Check each line of the data below for the word "with", then extract the ones that have it.

• **Data lines**:

——————————

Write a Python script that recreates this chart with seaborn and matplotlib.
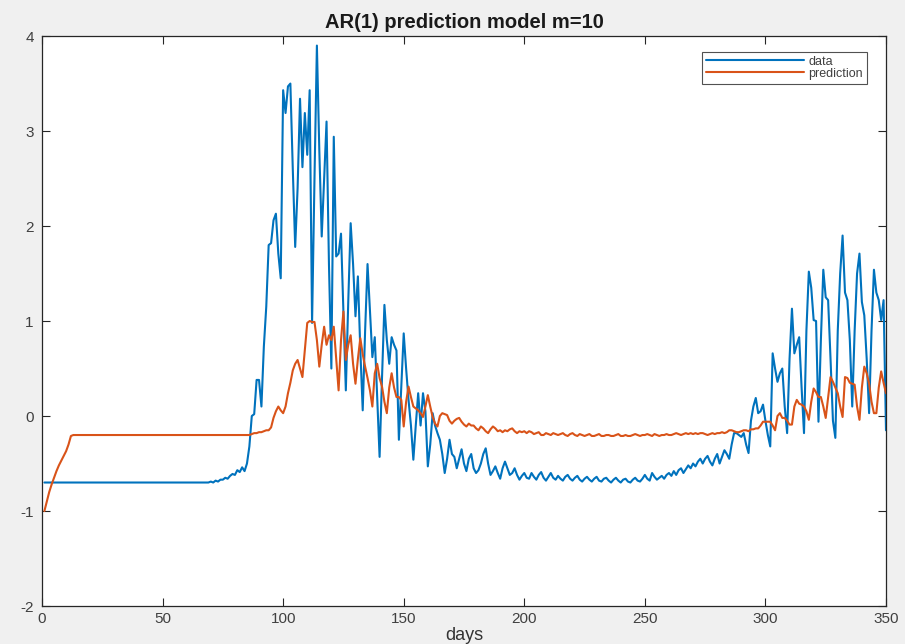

——————————

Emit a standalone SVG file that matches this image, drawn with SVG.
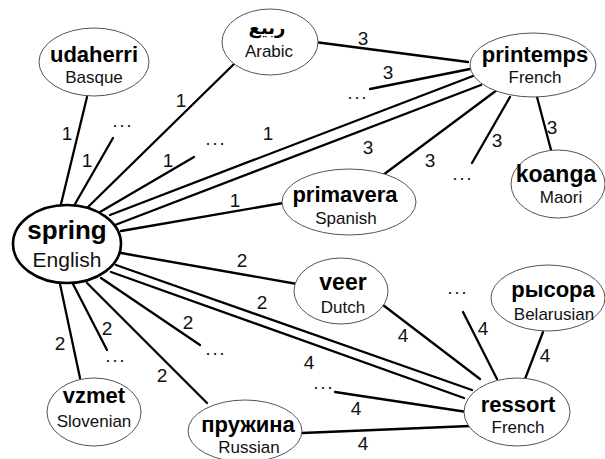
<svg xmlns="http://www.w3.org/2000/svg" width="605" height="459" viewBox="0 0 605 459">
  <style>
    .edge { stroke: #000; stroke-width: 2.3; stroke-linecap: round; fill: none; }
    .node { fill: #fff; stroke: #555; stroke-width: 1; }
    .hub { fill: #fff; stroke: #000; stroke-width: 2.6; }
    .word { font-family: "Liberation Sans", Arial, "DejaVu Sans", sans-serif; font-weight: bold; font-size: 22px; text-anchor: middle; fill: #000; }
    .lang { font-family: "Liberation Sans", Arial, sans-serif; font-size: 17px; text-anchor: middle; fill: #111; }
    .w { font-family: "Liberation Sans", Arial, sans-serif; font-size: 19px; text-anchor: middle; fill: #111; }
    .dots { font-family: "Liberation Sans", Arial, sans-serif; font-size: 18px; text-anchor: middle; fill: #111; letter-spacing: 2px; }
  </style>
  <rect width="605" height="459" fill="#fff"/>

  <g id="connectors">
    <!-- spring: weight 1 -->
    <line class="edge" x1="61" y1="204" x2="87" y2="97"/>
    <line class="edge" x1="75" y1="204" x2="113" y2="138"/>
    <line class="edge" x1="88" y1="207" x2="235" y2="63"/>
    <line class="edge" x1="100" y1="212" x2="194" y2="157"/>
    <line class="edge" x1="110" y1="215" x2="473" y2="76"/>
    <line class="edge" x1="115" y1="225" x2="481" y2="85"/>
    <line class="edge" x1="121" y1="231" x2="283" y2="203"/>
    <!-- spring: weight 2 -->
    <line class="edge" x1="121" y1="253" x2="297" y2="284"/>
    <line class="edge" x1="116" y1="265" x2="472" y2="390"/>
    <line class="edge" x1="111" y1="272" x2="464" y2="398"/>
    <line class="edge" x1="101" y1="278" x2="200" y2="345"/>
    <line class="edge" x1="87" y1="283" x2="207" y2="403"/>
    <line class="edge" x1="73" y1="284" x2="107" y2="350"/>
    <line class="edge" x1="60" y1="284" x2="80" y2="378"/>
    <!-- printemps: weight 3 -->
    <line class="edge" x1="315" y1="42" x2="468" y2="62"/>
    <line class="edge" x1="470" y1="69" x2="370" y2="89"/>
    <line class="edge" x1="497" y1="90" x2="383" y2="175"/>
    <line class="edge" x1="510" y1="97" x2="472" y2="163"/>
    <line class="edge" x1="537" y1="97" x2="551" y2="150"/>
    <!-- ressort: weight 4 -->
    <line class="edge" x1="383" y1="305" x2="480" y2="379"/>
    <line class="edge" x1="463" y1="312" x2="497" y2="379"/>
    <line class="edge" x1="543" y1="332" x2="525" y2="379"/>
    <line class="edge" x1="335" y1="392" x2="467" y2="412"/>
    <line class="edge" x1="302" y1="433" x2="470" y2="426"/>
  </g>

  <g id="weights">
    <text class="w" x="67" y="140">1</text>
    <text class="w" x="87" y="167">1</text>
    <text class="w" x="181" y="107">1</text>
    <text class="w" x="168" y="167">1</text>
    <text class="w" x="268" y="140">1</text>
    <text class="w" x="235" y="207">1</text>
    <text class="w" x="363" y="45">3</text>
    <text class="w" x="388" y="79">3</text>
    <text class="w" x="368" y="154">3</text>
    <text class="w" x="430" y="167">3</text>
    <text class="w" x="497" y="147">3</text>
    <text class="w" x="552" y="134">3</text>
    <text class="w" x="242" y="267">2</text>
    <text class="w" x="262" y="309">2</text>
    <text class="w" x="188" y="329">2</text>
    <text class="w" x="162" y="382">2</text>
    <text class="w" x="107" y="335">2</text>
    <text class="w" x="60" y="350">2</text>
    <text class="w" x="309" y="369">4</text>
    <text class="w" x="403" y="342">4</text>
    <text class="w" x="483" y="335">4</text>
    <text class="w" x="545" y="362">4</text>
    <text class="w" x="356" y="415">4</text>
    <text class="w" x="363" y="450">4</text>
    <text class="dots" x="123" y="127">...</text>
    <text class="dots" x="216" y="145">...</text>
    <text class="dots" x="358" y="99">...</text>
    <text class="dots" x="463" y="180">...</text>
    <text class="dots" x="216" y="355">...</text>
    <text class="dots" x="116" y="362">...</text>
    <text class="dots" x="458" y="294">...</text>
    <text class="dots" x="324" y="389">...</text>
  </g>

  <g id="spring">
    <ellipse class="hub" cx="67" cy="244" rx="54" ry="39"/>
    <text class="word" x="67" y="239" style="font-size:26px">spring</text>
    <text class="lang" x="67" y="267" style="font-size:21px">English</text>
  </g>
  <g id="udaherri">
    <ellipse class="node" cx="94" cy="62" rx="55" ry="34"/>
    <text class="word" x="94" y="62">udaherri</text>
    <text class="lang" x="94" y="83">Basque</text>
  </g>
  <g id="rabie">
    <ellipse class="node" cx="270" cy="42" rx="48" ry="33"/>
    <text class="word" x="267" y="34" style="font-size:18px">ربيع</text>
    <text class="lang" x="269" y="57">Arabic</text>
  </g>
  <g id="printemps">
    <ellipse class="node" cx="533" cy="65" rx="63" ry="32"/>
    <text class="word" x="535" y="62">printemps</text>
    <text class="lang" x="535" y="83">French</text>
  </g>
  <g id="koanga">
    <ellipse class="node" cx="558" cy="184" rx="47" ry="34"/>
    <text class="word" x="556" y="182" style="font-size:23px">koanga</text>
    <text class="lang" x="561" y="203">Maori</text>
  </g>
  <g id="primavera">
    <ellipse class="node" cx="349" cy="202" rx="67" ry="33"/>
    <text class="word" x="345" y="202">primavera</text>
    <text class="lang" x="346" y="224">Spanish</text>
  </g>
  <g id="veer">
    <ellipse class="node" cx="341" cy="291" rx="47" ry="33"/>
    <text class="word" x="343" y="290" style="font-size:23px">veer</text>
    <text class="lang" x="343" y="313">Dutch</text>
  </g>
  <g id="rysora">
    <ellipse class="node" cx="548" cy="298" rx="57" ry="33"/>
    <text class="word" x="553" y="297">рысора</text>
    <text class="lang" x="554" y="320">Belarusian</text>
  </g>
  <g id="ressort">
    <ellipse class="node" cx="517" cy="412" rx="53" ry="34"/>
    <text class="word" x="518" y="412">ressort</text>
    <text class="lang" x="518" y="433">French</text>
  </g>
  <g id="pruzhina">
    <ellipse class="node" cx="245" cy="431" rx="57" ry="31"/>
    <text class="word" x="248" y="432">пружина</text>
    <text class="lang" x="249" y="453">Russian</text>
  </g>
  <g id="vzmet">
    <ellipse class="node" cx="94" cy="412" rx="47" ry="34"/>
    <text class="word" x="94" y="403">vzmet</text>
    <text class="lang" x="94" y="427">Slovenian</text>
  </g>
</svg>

——————————

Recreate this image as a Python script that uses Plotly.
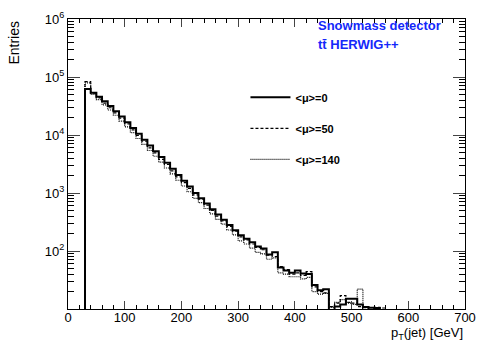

——————————

• **Full solution**:
Write a Python script that recreates this chart with seaborn and matplotlib.
Emit a standalone SVG file that matches this image, drawn with SVG.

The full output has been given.